Challenge: Transcribe the listing that follows in full, omitting pictures.
[BEGIN]
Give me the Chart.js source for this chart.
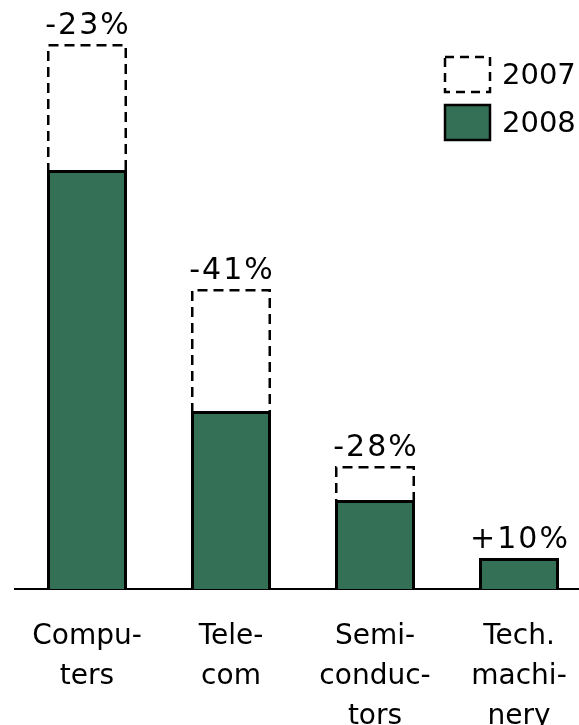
<!DOCTYPE html>
<html>
<head>
<meta charset="utf-8">
<script src="https://cdn.jsdelivr.net/npm/chart.js@4.4.1/dist/chart.umd.min.js"></script>
<style>
  html, body { margin: 0; padding: 0; background: #fff; overflow: hidden; }
  #wrap { width: 579px; height: 725px; overflow: hidden; }
</style>
</head>
<body>
<div id="wrap"><canvas id="grafico" width="591" height="725"></canvas></div>
<script>
// Dados
const categorias = [['Compu-', 'ters'], ['Tele-', 'com'], ['Semi-', 'conduc-', 'tors'], ['Tech.', 'machi-', 'nery']];
const valores2007 = [54.5, 30.0, 12.3, 2.8];
const valores2008 = [41.9, 17.8, 8.9, 3.1];
const variacoes = ['-23%', '-41%', '-28%', '+10%'];
const anos = ['2007', '2008'];

const VERDE = '#347056';
const FONTE = 'DejaVu Sans';

// contorno tracejado das barras de 2007 (o BarElement nao suporta borderDash)
const contornoTracejado = {
  id: 'contornoTracejado',
  afterDatasetDraw(chart, args) {
    if (args.index !== 0) return;
    const ctx = chart.ctx;
    ctx.save();
    ctx.strokeStyle = '#000';
    ctx.lineWidth = 2.5;
    ctx.setLineDash([10, 6]);
    args.meta.data.forEach(barra => {
      const { x, y, base, width } = barra.getProps(['x', 'y', 'base', 'width'], true);
      const esq = x - width / 2 + 1.25;
      const dir = x + width / 2 - 1.25;
      const topo = y + 1.25;
      ctx.beginPath();
      ctx.moveTo(esq, base);
      ctx.lineTo(esq, topo);
      ctx.lineTo(dir, topo);
      ctx.lineTo(dir, base);
      ctx.stroke();
    });
    ctx.restore();
  }
};

// rotulos de variacao acima da barra mais alta
const rotulosVariacao = {
  id: 'rotulosVariacao',
  afterDatasetsDraw(chart) {
    const ctx = chart.ctx;
    const m0 = chart.getDatasetMeta(0).data;
    const m1 = chart.getDatasetMeta(1).data;
    ctx.save();
    ctx.fillStyle = '#000';
    ctx.font = '30px "' + FONTE + '"';
    ctx.letterSpacing = '2px';
    ctx.textAlign = 'center';
    ctx.textBaseline = 'alphabetic';
    variacoes.forEach((txt, i) => {
      const topo = Math.min(m0[i].y, m1[i].y);
      ctx.fillText(txt, m1[i].x + 1, topo - 10);
    });
    ctx.restore();
  }
};

// legenda no canto superior direito
const legendaAnos = {
  id: 'legendaAnos',
  afterDraw(chart) {
    const ctx = chart.ctx;
    const caixas = [
      { y: 57, tracejada: true },
      { y: 105, tracejada: false }
    ];
    ctx.save();
    ctx.font = '29px "' + FONTE + '"';
    ctx.textAlign = 'left';
    ctx.textBaseline = 'middle';
    caixas.forEach((c, i) => {
      ctx.lineWidth = 2.5;
      ctx.strokeStyle = '#000';
      if (c.tracejada) {
        ctx.setLineDash([9, 6]);
      } else {
        ctx.setLineDash([]);
        ctx.fillStyle = VERDE;
        ctx.fillRect(445, c.y, 45, 35);
      }
      ctx.strokeRect(445, c.y, 45, 35);
      ctx.setLineDash([]);
      ctx.fillStyle = '#000';
      ctx.fillText(anos[i], 502, c.y + 19);
    });
    ctx.restore();
  }
};

function criarGrafico() {
  const ctx = document.getElementById('grafico').getContext('2d');

  new Chart(ctx, {
    type: 'bar',
    data: {
      labels: categorias,
      datasets: [
        {
          label: anos[0],
          data: valores2007,
          backgroundColor: 'rgba(0,0,0,0)',
          borderWidth: 0,
          grouped: false,
          order: 2
        },
        {
          label: anos[1],
          data: valores2008,
          backgroundColor: VERDE,
          borderColor: '#000',
          borderWidth: 3,
          grouped: false,
          order: 1
        }
      ]
    },
    options: {
      responsive: false,
      animation: false,
      categoryPercentage: 1,
      barPercentage: 80 / 144,
      layout: { padding: { left: 15, top: 10, right: 0, bottom: 0 } },
      plugins: {
        legend: { display: false },
        tooltip: { enabled: false }
      },
      scales: {
        x: {
          grid: { display: false },
          border: { display: true, color: '#000', width: 2 },
          ticks: {
            color: '#000',
            padding: 20,
            maxRotation: 0,
            autoSkip: false,
            font: { family: FONTE, size: 28, lineHeight: 1.43 }
          },
          afterFit: escala => { escala.height = 136; }
        },
        y: {
          display: false,
          min: 0,
          max: 57.9
        }
      }
    },
    plugins: [contornoTracejado, rotulosVariacao, legendaAnos]
  });
}

document.addEventListener('DOMContentLoaded', criarGrafico);
</script>
</body>
</html>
[END]
Answer to the task:
Give me the Chart.js source for this chart.
<!DOCTYPE html>
<html>
<head>
<meta charset="utf-8">
<script src="https://cdn.jsdelivr.net/npm/chart.js@4.4.1/dist/chart.umd.min.js"></script>
<style>
  html, body { margin: 0; padding: 0; background: #fff; overflow: hidden; }
  #wrap { width: 579px; height: 725px; overflow: hidden; }
</style>
</head>
<body>
<div id="wrap"><canvas id="grafico" width="591" height="725"></canvas></div>
<script>
// Dados
const categorias = [['Compu-', 'ters'], ['Tele-', 'com'], ['Semi-', 'conduc-', 'tors'], ['Tech.', 'machi-', 'nery']];
const valores2007 = [54.5, 30.0, 12.3, 2.8];
const valores2008 = [41.9, 17.8, 8.9, 3.1];
const variacoes = ['-23%', '-41%', '-28%', '+10%'];
const anos = ['2007', '2008'];

const VERDE = '#347056';
const FONTE = 'DejaVu Sans';

// contorno tracejado das barras de 2007 (o BarElement nao suporta borderDash)
const contornoTracejado = {
  id: 'contornoTracejado',
  afterDatasetDraw(chart, args) {
    if (args.index !== 0) return;
    const ctx = chart.ctx;
    ctx.save();
    ctx.strokeStyle = '#000';
    ctx.lineWidth = 2.5;
    ctx.setLineDash([10, 6]);
    args.meta.data.forEach(barra => {
      const { x, y, base, width } = barra.getProps(['x', 'y', 'base', 'width'], true);
      const esq = x - width / 2 + 1.25;
      const dir = x + width / 2 - 1.25;
      const topo = y + 1.25;
      ctx.beginPath();
      ctx.moveTo(esq, base);
      ctx.lineTo(esq, topo);
      ctx.lineTo(dir, topo);
      ctx.lineTo(dir, base);
      ctx.stroke();
    });
    ctx.restore();
  }
};

// rotulos de variacao acima da barra mais alta
const rotulosVariacao = {
  id: 'rotulosVariacao',
  afterDatasetsDraw(chart) {
    const ctx = chart.ctx;
    const m0 = chart.getDatasetMeta(0).data;
    const m1 = chart.getDatasetMeta(1).data;
    ctx.save();
    ctx.fillStyle = '#000';
    ctx.font = '30px "' + FONTE + '"';
    ctx.letterSpacing = '2px';
    ctx.textAlign = 'center';
    ctx.textBaseline = 'alphabetic';
    variacoes.forEach((txt, i) => {
      const topo = Math.min(m0[i].y, m1[i].y);
      ctx.fillText(txt, m1[i].x + 1, topo - 10);
    });
    ctx.restore();
  }
};

// legenda no canto superior direito
const legendaAnos = {
  id: 'legendaAnos',
  afterDraw(chart) {
    const ctx = chart.ctx;
    const caixas = [
      { y: 57, tracejada: true },
      { y: 105, tracejada: false }
    ];
    ctx.save();
    ctx.font = '29px "' + FONTE + '"';
    ctx.textAlign = 'left';
    ctx.textBaseline = 'middle';
    caixas.forEach((c, i) => {
      ctx.lineWidth = 2.5;
      ctx.strokeStyle = '#000';
      if (c.tracejada) {
        ctx.setLineDash([9, 6]);
      } else {
        ctx.setLineDash([]);
        ctx.fillStyle = VERDE;
        ctx.fillRect(445, c.y, 45, 35);
      }
      ctx.strokeRect(445, c.y, 45, 35);
      ctx.setLineDash([]);
      ctx.fillStyle = '#000';
      ctx.fillText(anos[i], 502, c.y + 19);
    });
    ctx.restore();
  }
};

function criarGrafico() {
  const ctx = document.getElementById('grafico').getContext('2d');

  new Chart(ctx, {
    type: 'bar',
    data: {
      labels: categorias,
      datasets: [
        {
          label: anos[0],
          data: valores2007,
          backgroundColor: 'rgba(0,0,0,0)',
          borderWidth: 0,
          grouped: false,
          order: 2
        },
        {
          label: anos[1],
          data: valores2008,
          backgroundColor: VERDE,
          borderColor: '#000',
          borderWidth: 3,
          grouped: false,
          order: 1
        }
      ]
    },
    options: {
      responsive: false,
      animation: false,
      categoryPercentage: 1,
      barPercentage: 80 / 144,
      layout: { padding: { left: 15, top: 10, right: 0, bottom: 0 } },
      plugins: {
        legend: { display: false },
        tooltip: { enabled: false }
      },
      scales: {
        x: {
          grid: { display: false },
          border: { display: true, color: '#000', width: 2 },
          ticks: {
            color: '#000',
            padding: 20,
            maxRotation: 0,
            autoSkip: false,
            font: { family: FONTE, size: 28, lineHeight: 1.43 }
          },
          afterFit: escala => { escala.height = 136; }
        },
        y: {
          display: false,
          min: 0,
          max: 57.9
        }
      }
    },
    plugins: [contornoTracejado, rotulosVariacao, legendaAnos]
  });
}

document.addEventListener('DOMContentLoaded', criarGrafico);
</script>
</body>
</html>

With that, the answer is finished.